Oh how wrong I was. How woefully wrong.

It started this weekend when my friend found a white hair, and I realized that perhaps for the first time in my life, I felt truly stressed. Let me give you the rundown: 5 midterms in the next two weeks and 1 conference on sustainability that the garden club is hosting, which means calling just about every place in a 10-mile radius to make sure we have everything before this Saturday. It’s been tense.

There have been some silver linings along the way. I’ve discovered that I actually can be productive, as all this stress has guilted me out of even attempting to procrastinate. And miraculously, I’m now ahead of schedule.

So how did I use this extra time? Well I sat around for a bit, reveling in this completely foreign concept of being “ahead,” then I procrastinated, productively. I say productive because, well, now I have like three dozen oatmeal chocolate chip cookies and this rambling blog post. And let me just say, these cookies are worth the fact that I’ll probably be up again past 3AM. I make these whenever I feel stressed because they are the perfect comfort cookie: chewy but not too dense, deliciously full of chocolate, but also healthy (or so I tell myself) because of the oatmeal.

So you can call it a relapse to my addiction to sweets, to my impressive capacity to not get work done, you can call it whatever you want. I prefer to see it as a positive evolution of a bad habit.

Oatmeal Chocolate Chip Cookies (adapted from the Brown-Eyed Baker)
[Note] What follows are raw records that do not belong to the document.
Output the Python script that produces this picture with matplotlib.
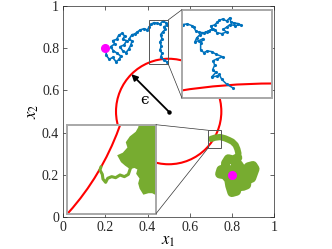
import numpy as np
import matplotlib
matplotlib.use("Agg")
import matplotlib.pyplot as plt
from matplotlib.patches import Rectangle, Circle, ConnectionPatch

plt.rcParams['font.family'] = ['Liberation Serif', 'DejaVu Serif']
plt.rcParams['mathtext.fontset'] = 'stix'

# ---- data ----
ticks = [0, 0.2, 0.4, 0.6, 0.8, 1]
tick_labels = ['0', '0.2', '0.4', '0.6', '0.8', '1']
circle_center = (0.5, 0.5)
circle_radius = 0.25
start_points_x = [0.2, 0.8]
start_points_y = [0.8, 0.2]
arrow_tip = (0.323, 0.677)

blue_x = [0.2057, 0.2025, 0.2183, 0.2341, 0.2500, 0.2658, 0.2721, 0.2563, 0.2373, 0.2246,
          0.2436, 0.2341, 0.2531, 0.2626, 0.2784, 0.2911, 0.2816, 0.3006, 0.2879, 0.2689,
          0.2816, 0.2974, 0.3101, 0.3196, 0.3259, 0.3132, 0.3259, 0.3385, 0.3512, 0.3639,
          0.3828, 0.3987, 0.4082, 0.4176, 0.4303, 0.4461, 0.4588, 0.4714, 0.4873, 0.4936,
          0.4778, 0.4841, 0.4714, 0.4619, 0.4683, 0.4588, 0.4651, 0.4588, 0.4683, 0.4619,
          0.4778, 0.4936]
blue_y = [0.7946, 0.7677, 0.7472, 0.7566, 0.7361, 0.7472, 0.7630, 0.7756, 0.7882, 0.8072,
          0.8198, 0.8356, 0.8420, 0.8609, 0.8704, 0.8578, 0.8420, 0.8356, 0.8151, 0.8072,
          0.7882, 0.7788, 0.7946, 0.8135, 0.8325, 0.8451, 0.8641, 0.8672, 0.8767, 0.8862,
          0.8925, 0.8862, 0.9020, 0.9146, 0.9210, 0.9178, 0.9146, 0.9273, 0.9210, 0.9083,
          0.9020, 0.8894, 0.8767, 0.8641, 0.8451, 0.8293, 0.8104, 0.7914, 0.7756, 0.7566,
          0.7440, 0.7345]

blue_zoom_x = [0.4087, 0.4133, 0.4177, 0.4200, 0.4217, 0.4253, 0.4300, 0.4353, 0.4387, 0.4367,
               0.4407, 0.4433, 0.4453, 0.4487, 0.4527, 0.4560, 0.4567, 0.4600, 0.4643, 0.4667,
               0.4610, 0.4560, 0.4527, 0.4493, 0.4527, 0.4477, 0.4433, 0.4410, 0.4377, 0.4327,
               0.4260, 0.4227, 0.4210, 0.4253, 0.4293, 0.4267, 0.4267, 0.4300, 0.4333, 0.4377,
               0.4420, 0.4487, 0.4433, 0.4393, 0.4407, 0.4387, 0.4420, 0.4377, 0.4433, 0.4453,
               0.4477, 0.4527, 0.4593]
blue_zoom_y = [0.9002, 0.9018, 0.8977, 0.8927, 0.8844, 0.8803, 0.8794, 0.8844, 0.8894, 0.8960,
               0.8994, 0.9060, 0.9110, 0.9143, 0.9093, 0.9176, 0.9077, 0.9043, 0.9027, 0.8994,
               0.8977, 0.9002, 0.8936, 0.8877, 0.8811, 0.8770, 0.8794, 0.8852, 0.8877, 0.8811,
               0.8745, 0.8662, 0.8562, 0.8595, 0.8645, 0.8520, 0.8355, 0.8288, 0.8330, 0.8313,
               0.8247, 0.8180, 0.8130, 0.8081, 0.7964, 0.7848, 0.7782, 0.7666, 0.7690, 0.7732,
               0.7608, 0.7483, 0.7383]

green_arc_x = [0.701, 0.720, 0.744, 0.767, 0.786, 0.802, 0.818, 0.826, 0.831, 0.828]
green_arc_y = [0.370, 0.376, 0.379, 0.373, 0.365, 0.357, 0.341, 0.322, 0.302, 0.281]
green_blob_x = [0.828, 0.807, 0.783, 0.770, 0.772, 0.748, 0.742, 0.766, 0.785, 0.790,
                0.800, 0.822, 0.830, 0.846, 0.852, 0.870, 0.872, 0.894, 0.910, 0.900,
                0.878, 0.860, 0.843, 0.831, 0.815, 0.800, 0.823, 0.839, 0.815, 0.800]
green_blob_y = [0.281, 0.270, 0.276, 0.255, 0.232, 0.224, 0.204, 0.200, 0.178, 0.148,
                0.116, 0.122, 0.152, 0.168, 0.145, 0.152, 0.176, 0.184, 0.228, 0.244,
                0.238, 0.214, 0.232, 0.250, 0.238, 0.215, 0.199, 0.191, 0.160, 0.200]

green_zoom_fill_x = [0.7538, 0.7760, 0.7760, 0.7671, 0.7628, 0.7578, 0.7542, 0.7527, 0.7542, 0.7506,
                     0.7520, 0.7477, 0.7434, 0.7383, 0.7340, 0.7304, 0.7358, 0.7412, 0.7394, 0.7434,
                     0.7498, 0.7527]
green_zoom_fill_y = [0.4100, 0.4100, 0.3385, 0.3426, 0.3426, 0.3413, 0.3465, 0.3513, 0.3562, 0.3607,
                     0.3652, 0.3671, 0.3658, 0.3690, 0.3723, 0.3781, 0.3803, 0.3858, 0.3909, 0.3961,
                     0.4006, 0.4051]
green_zoom_x = [0.7434, 0.7412, 0.7369, 0.7322, 0.7275, 0.7232, 0.7189, 0.7167, 0.7138, 0.7131,
                0.7106, 0.7117]
green_zoom_y = [0.3658, 0.3600, 0.3578, 0.3594, 0.3568, 0.3578, 0.3562, 0.3523, 0.3555, 0.3600,
                0.3642, 0.3674]

blue_box = (0.408, 0.725, 0.498, 0.934)
blue_zoom_lim = (0.408, 0.498, 0.713, 0.938)
green_box = (0.688, 0.328, 0.748, 0.411)
green_zoom_lim = (0.675, 0.771, 0.322, 0.408)

BLUE = '#0072BD'
GREEN = '#77AC30'
RED = '#FF0000'
MAG = '#FF00FF'
AX_GREY = '#262626'

fig = plt.figure(figsize=(3.32, 2.49), dpi=100)
ax = fig.add_axes([0.1908, 0.1285, 0.6345, 0.8474])

ax.add_patch(Circle(circle_center, circle_radius, fill=False, color=RED, lw=1.5, zorder=3))
ax.plot(blue_x, blue_y, color=BLUE, lw=1.2, marker='.', ms=2.5, zorder=4)
ax.plot(green_arc_x, green_arc_y, color=GREEN, lw=4.5, solid_capstyle='round',
        solid_joinstyle='round', zorder=4)
ax.plot(green_blob_x, green_blob_y, color=GREEN, lw=6.5, solid_capstyle='round',
        solid_joinstyle='round', zorder=4)
ax.plot(start_points_x, start_points_y, 'o', color=MAG, ms=5.5, zorder=6)

ax.annotate('', xy=arrow_tip, xytext=circle_center,
            arrowprops=dict(arrowstyle='-|>', color='black', lw=1.3,
                            mutation_scale=9, shrinkA=0, shrinkB=0), zorder=5)
ax.plot([circle_center[0]], [circle_center[1]], 'o', color='black', ms=2.2, zorder=5)
ax.text(0.385, 0.555, '\u03f5', fontsize=11, ha='center', va='center',
        family=['DejaVu Serif'])

for (x0, y0, x1, y1) in [blue_box, green_box]:
    ax.add_patch(Rectangle((x0, y0), x1 - x0, y1 - y0, fill=False,
                           edgecolor='#555555', lw=0.7, zorder=5))

ax.set_xlim(0, 1)
ax.set_ylim(0, 1)
ax.set_xticks(ticks)
ax.set_yticks(ticks)
ax.set_xticklabels(tick_labels)
ax.set_yticklabels(tick_labels)
ax.tick_params(direction='in', length=3, width=0.5, top=True, right=True,
               labelsize=10, colors=AX_GREY, pad=3)
for s in ax.spines.values():
    s.set_linewidth(0.5)
    s.set_color(AX_GREY)
ax.set_xlabel(r'$x_1$', fontsize=12, labelpad=-1)
ax.set_ylabel(r'$x_2$', fontsize=12, labelpad=1)

# blue inset
ax_b = fig.add_axes([0.548, 0.6064, 0.271, 0.3546])
ax_b.add_patch(Circle(circle_center, circle_radius, fill=False, color=RED, lw=1.5))
ax_b.plot(blue_zoom_x, blue_zoom_y, color=BLUE, lw=1.1, marker='.', ms=2.5)
ax_b.set_xlim(blue_zoom_lim[0], blue_zoom_lim[1])
ax_b.set_ylim(blue_zoom_lim[2], blue_zoom_lim[3])

# green inset
ax_g = fig.add_axes([0.2018, 0.1418, 0.268, 0.3574])
ax_g.add_patch(Circle(circle_center, circle_radius, fill=False, color=RED, lw=1.5))
ax_g.fill(green_zoom_fill_x, green_zoom_fill_y, color=GREEN, lw=1.2, ec=GREEN)
ax_g.plot(green_zoom_x, green_zoom_y, color=GREEN, lw=2.2, solid_capstyle='round')
ax_g.set_xlim(green_zoom_lim[0], green_zoom_lim[1])
ax_g.set_ylim(green_zoom_lim[2], green_zoom_lim[3])

for a in (ax_b, ax_g):
    a.set_xticks([])
    a.set_yticks([])
    a.set_facecolor('white')
    for s in a.spines.values():
        s.set_color('#a8a8a8')
        s.set_linewidth(1.4)

# connectors
conns = [((blue_box[2], blue_box[3]), (0, 1), ax_b),
         ((blue_box[2], blue_box[1]), (0, 0), ax_b),
         ((green_box[0], green_box[3]), (1, 1), ax_g),
         ((green_box[0], green_box[1]), (1, 0), ax_g)]
for p_main, p_in, a in conns:
    cp = ConnectionPatch(xyA=p_main, coordsA=ax.transData, xyB=p_in, coordsB=a.transAxes,
                         color='#333333', lw=0.5, zorder=1)
    fig.add_artist(cp)

fig.savefig('out.png', dpi=100)
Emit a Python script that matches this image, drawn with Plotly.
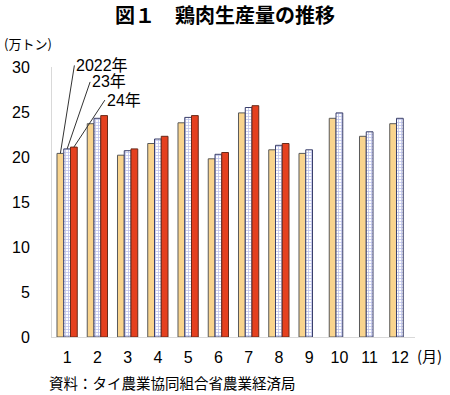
import plotly.graph_objects as go

months = ["1", "2", "3", "4", "5", "6", "7", "8", "9", "10", "11", "12"]
y2022 = [20.4, 23.7, 20.2, 21.5, 23.8, 19.8, 24.9, 20.8, 20.4, 24.3, 22.3, 23.7]
y2023 = [20.9, 24.3, 20.7, 22.0, 24.4, 20.3, 25.5, 21.3, 20.8, 24.9, 22.8, 24.3]
y2024 = [21.1, 24.6, 20.9, 22.3, 24.6, 20.5, 25.7, 21.5, None, None, None, None]
series_names = ["2022年", "23年", "24年"]
yticks = [0, 5, 10, 15, 20, 25, 30]

JP = "Noto Sans CJK JP"
NUM = "Liberation Sans, Arial, Noto Sans CJK JP"

fig = go.Figure()
fig.add_trace(go.Bar(x=months, y=y2022, name=series_names[0],
                     marker=dict(color="#F9D48E", line=dict(color="#5A5A5A", width=1))))
fig.add_trace(go.Bar(x=months, y=y2023, name=series_names[1],
                     marker=dict(color="#FFFFFF", line=dict(color="#3A3F6A", width=1),
                                 pattern=dict(shape="+", fgcolor="#7883D4", bgcolor="#FFFFFF",
                                              size=3, solidity=0.45))))
fig.add_trace(go.Bar(x=months, y=y2024, name=series_names[2],
                     marker=dict(color="#E5401F", line=dict(color="#6A2A1A", width=1))))

# leader-line labels pointing at January bars
offs = [-0.223, 0.0, 0.223]
vals = [y2022[0], y2023[0], y2024[0]]
tails = [(14, -88), (23, -67), (31, -47)]
for name, o, v, (ax, ay) in zip(series_names, offs, vals, tails):
    fig.add_annotation(x=o, y=v, xref="x", yref="y", text=name, showarrow=True,
                       arrowhead=0, arrowwidth=1, arrowcolor="#333333",
                       ax=ax, ay=ay, xanchor="left", yanchor="middle", standoff=0,
                       font=dict(family=NUM, size=16, color="#000000"))

fig.add_annotation(text="<b>図１　鶏肉生産量の推移</b>", xref="paper", yref="paper",
                   x=(225 - 52) / 363, y=(337 - 14) / 270, xanchor="center", yanchor="middle",
                   showarrow=False, font=dict(family=JP, size=20, color="#000000"))
fig.add_annotation(text="(万トン)", xref="paper", yref="paper",
                   x=(2 - 52) / 363, y=(337 - 44) / 270, xanchor="left", yanchor="middle",
                   showarrow=False, font=dict(family=JP, size=13, color="#000000"))
fig.add_annotation(text="(月)", xref="paper", yref="paper",
                   x=(415 - 52) / 363, y=(337 - 355) / 270, xanchor="left", yanchor="middle",
                   showarrow=False, font=dict(family=JP, size=15, color="#000000"))
fig.add_annotation(text="資料：タイ農業協同組合省農業経済局", xref="paper", yref="paper",
                   x=(47 - 52) / 363, y=(337 - 382) / 270, xanchor="left", yanchor="middle",
                   showarrow=False, font=dict(family=JP, size=14.5, color="#000000"))

fig.update_layout(
    width=450, height=395,
    margin=dict(l=52, r=35, t=67, b=58),
    paper_bgcolor="white", plot_bgcolor="white",
    barmode="group", bargap=0.33, bargroupgap=0,
    showlegend=False,
    font=dict(family=NUM, size=16, color="#000000"),
)
fig.update_xaxes(type="category", showline=True, linecolor="#D9D9D9", linewidth=1,
                 showgrid=False, ticks="outside", ticklen=6, tickcolor="rgba(0,0,0,0)",
                 tickfont=dict(family=NUM, size=16))
fig.update_yaxes(range=[0, 30], tickvals=yticks, showline=True, linecolor="#D9D9D9",
                 linewidth=1, showgrid=False, zeroline=False, ticks="outside", ticklen=18,
                 tickcolor="rgba(0,0,0,0)", tickfont=dict(family=NUM, size=16))

fig.write_html("out.html", config={"displayModeBar": False},
               post_script="document.body.style.margin='0';document.body.style.overflow='hidden';")
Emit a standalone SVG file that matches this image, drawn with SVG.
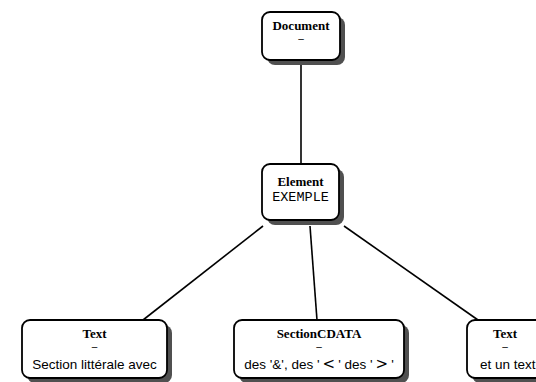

1 1/2 cups all-purpose flour
1/2 tsp baking powder
1/2 tsp salt
1 cup unsalted butter (I used 3/4 cup)
1 cup light brown sugar (I used 3/4 cup)
1 cup granulated sugar
2 eggs
2 tsp vanilla extract (and an extra dash if you love vanilla, like me!)
3 cups old-fashioned oats
1 1/2 cups semisweet chocolate chips

1. Preheat oven to 350 degrees F. Line baking sheets with parchment paper (I just buttered my sheets and the cookies came out a little brown on the bottom, but still delicious)

2. Whisk the flour, baking power, and salt in a small bowl; set aside.

3. Cream together the butter and both sugars on medium speed until light and fluffy, about 3 minutes. Beat in the eggs (one at a time), then mix in the vanilla.

4. Stir in the flour mixture with a wooden spoon or large rubber spatula, then stir in the oats and chocolate chips.

5. Using 2 heaping tbsp per cookie (I did 1 tbsp for a larger quantity of smaller cookies), roll the dough into balls and place on the baking sheets, spacing them about 2 inches apart. Bake until the cookie edges begin to turn golden-brown but the middles are still quite pale, about 12-14 minutes. Rotate the sheets halfway through the baking time.

6. Cool the cookies on the baking sheets for 2 minutes, then transfer to a cooling rack to cool for at least 30 minutes. Cookies can be stored in an airtight container at room temperature for up to 5 days.